Between the people and the land, what have I to teach?
to tolerate suburbs? To let the land be covered
with another’s vision, then stretch our line out farther than the
commuter trains,
stop where the valley’s silt turns hills, the residents nearly Albertans.
The time is now, and now, and now; built so fast with minds
less changed, from Expo to Olympics,
a lifetime. More than his. Most of mine. (Sachiko Murakami)

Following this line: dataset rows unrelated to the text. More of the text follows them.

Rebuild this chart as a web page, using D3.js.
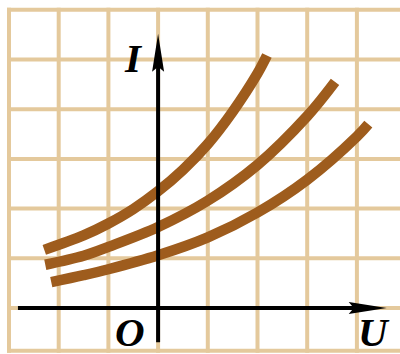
<!doctype html>
<html lang="en">
  <head>
    <meta charset="UTF-8" />
    <title>I-U curves</title>
    <script src="https://d3js.org/d3.v7.min.js"></script>
    <style>
      body {
        margin: 0;
        background: #fff;
      }
      .grid line {
        stroke: #e4c99c;
        stroke-width: 4;
      }
      .axis-line {
        stroke: #000;
        stroke-width: 4;
      }
      .curve {
        fill: none;
        stroke: #9e5c1d;
        stroke-width: 10.5;
      }
      .label {
        font-family: 'Liberation Serif', 'Times New Roman', serif;
        font-style: italic;
        font-weight: bold;
        font-size: 41px;
        fill: #000;
      }
    </style>
  </head>
  <body>
    <svg id="chart"></svg>
    <script>
      const width = 400
      const height = 354

      // grid ticks (one cell = one unit)
      const xTicks = [-3, -2, -1, 0, 1, 2, 3, 4, 5]
      const yTicks = [0, 1, 2, 3, 4, 5, 6]

      // three I-U curves, [U, I] in grid units
      const curveTop = [[-2.29, 1.17], [-1.5, 1.46], [-1, 1.7], [-0.5, 1.99], [0, 2.35], [0.5, 2.78], [1, 3.3], [1.5, 3.95], [2, 4.72], [2.19, 5.08]]
      const curveMid = [[-2.27, 0.87], [-1.5, 1.05], [-1, 1.23], [0, 1.63], [1, 2.16], [2, 2.88], [3, 3.86], [3.56, 4.55]]
      const curveLow = [[-2.15, 0.52], [-1.5, 0.66], [-1, 0.78], [0, 1.06], [1, 1.42], [2, 1.92], [3, 2.58], [4, 3.45], [4.23, 3.7]]

      const svg = d3.select('#chart').attr('width', width).attr('height', height)

      const x = d3.scaleLinear().domain([-3, 5]).range([9, 406.6])
      const y = d3.scaleLinear().domain([-1, 6]).range([357.7, 9.8])

      // grid
      const grid = svg.append('g').attr('class', 'grid')
      grid
        .selectAll('.v')
        .data(xTicks)
        .enter()
        .append('line')
        .attr('x1', (d) => x(d))
        .attr('x2', (d) => x(d))
        .attr('y1', y(6) - 2)
        .attr('y2', y(-0.86) + 2)
      grid
        .selectAll('.h')
        .data(yTicks.concat([-0.86]))
        .enter()
        .append('line')
        .attr('x1', x(-3) - 2)
        .attr('x2', width)
        .attr('y1', (d) => y(d))
        .attr('y2', (d) => y(d))

      // curves
      const line = d3
        .line()
        .x((d) => x(d[0]))
        .y((d) => y(d[1]))
        .curve(d3.curveCatmullRom.alpha(0.5))

      svg
        .selectAll('.curve')
        .data([curveTop, curveMid, curveLow])
        .enter()
        .append('path')
        .attr('class', 'curve')
        .attr('d', line)

      // axes
      svg
        .append('line')
        .attr('class', 'axis-line')
        .attr('x1', x(-2.82))
        .attr('x2', x(4.3))
        .attr('y1', y(0))
        .attr('y2', y(0))
      svg
        .append('line')
        .attr('class', 'axis-line')
        .attr('x1', x(0))
        .attr('x2', x(0))
        .attr('y1', y(-0.69))
        .attr('y2', y(5.1))

      // arrow heads
      const arrow = 'M0,0 L-38,-6 L-33,0 L-38,6 Z'
      svg
        .append('path')
        .attr('d', arrow)
        .attr('transform', `translate(${x(4.6)},${y(0)})`)
      svg
        .append('path')
        .attr('d', arrow)
        .attr('transform', `translate(${x(0)},${y(5.52)}) rotate(-90)`)

      // labels
      svg.append('text').attr('class', 'label').attr('x', x(0) - 33).attr('y', 72).text('I')
      svg.append('text').attr('class', 'label').attr('x', x(0) - 43).attr('y', 346).text('O')
      svg.append('text').attr('class', 'label').attr('x', 358).attr('y', 346).text('U')
    </script>
  </body>
</html>
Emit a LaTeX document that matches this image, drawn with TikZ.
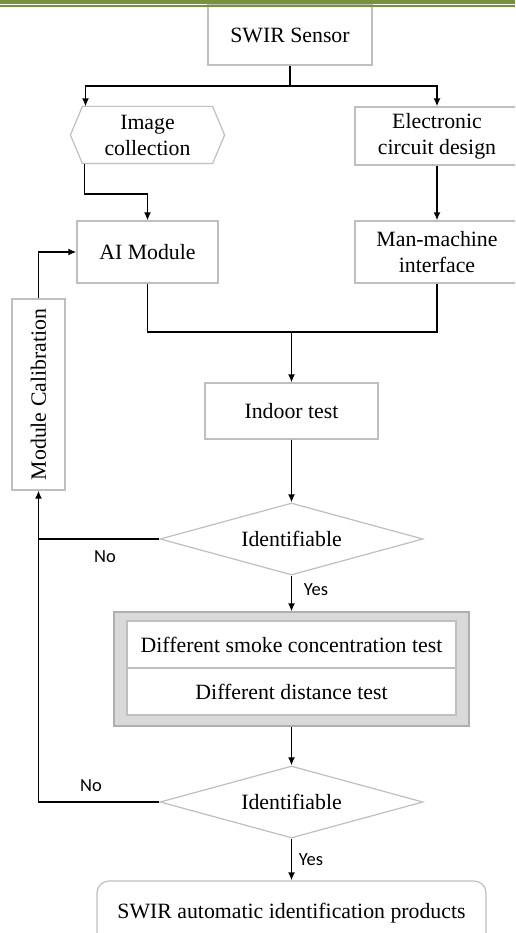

I’ve heard recently (given the combination of federal election and thanksgiving weekend) that politics is something our parents should have taught us not to avoid, but to discuss and inquire about in a respectful, thoughtful manner, far different than a generation or two prior, where politics at the dinner table might have been considered taboo. One hopes that a collection such as this would be taught in schools, both for the writing and the content, to showcase just how much culture is shifting and has already shifted to acknowledge some of these conversations, frustrations and attempts toward reconciliation. Given the volume includes numerous works reprinted from full-length collections, I would suspect that is one of the purposes here. The world is changing. Writing is changing in response. One hopes that enough might be listening.